Друг поэта был не совсем прав, обрушив всю тяжесть обвинений на шефа жандармов. Еще за год до трагической развязки Бенкендорф предлагал царю отказаться от услуг явно неуправляемого поэта, заменив его послушным Полевым, но получил категорическое «напоминание»:
Историю Петра Великого пишет уже Пушкин…[76].

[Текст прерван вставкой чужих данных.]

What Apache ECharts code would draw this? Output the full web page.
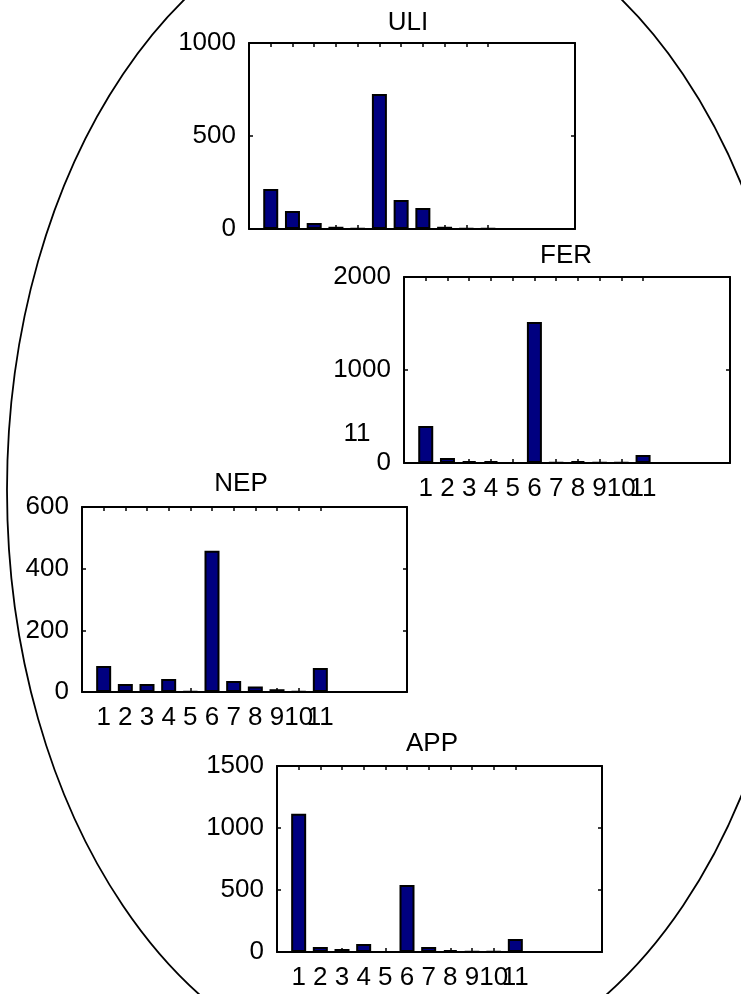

Николай I вел с поэтом свою игру. Тот, кто писал анонимку, безусловно, знал, что, назначая Пушкина на пост «историографа ордена рогоносцев», он касается куда более важной и болезненной для художника темы, чем перспектива оказаться в списке обманутых мужей.
«Растущая картошка»
Оставив поэта, озадаченный Жуковский, решил по случаю обойти общих знакомых. Он направился сначала к Михаилу Юрьевичу Виельгорскому, а затем и к Вяземскому, от которых узнал, что оба они получили по экземпляру анонимного письма и тоже растеряны - гадают, кому и с какой целью понадобилось столь необычно шутить с Пушкиным. Никто из них, естественно, о происшедшем у Полетики не догадывался, а потому, обсудив тот же круг лиц, что и Долгорукий с Россетом, друзья ни на ком конкретно не остановились. Однако, узнав от Жуковского, что поэт послал вызов Дантесу, решили, что какая-то связь между ним и анонимкой все же существует, поскольку поведение кавалергарда, действительно, вызывало некоторые вопросы.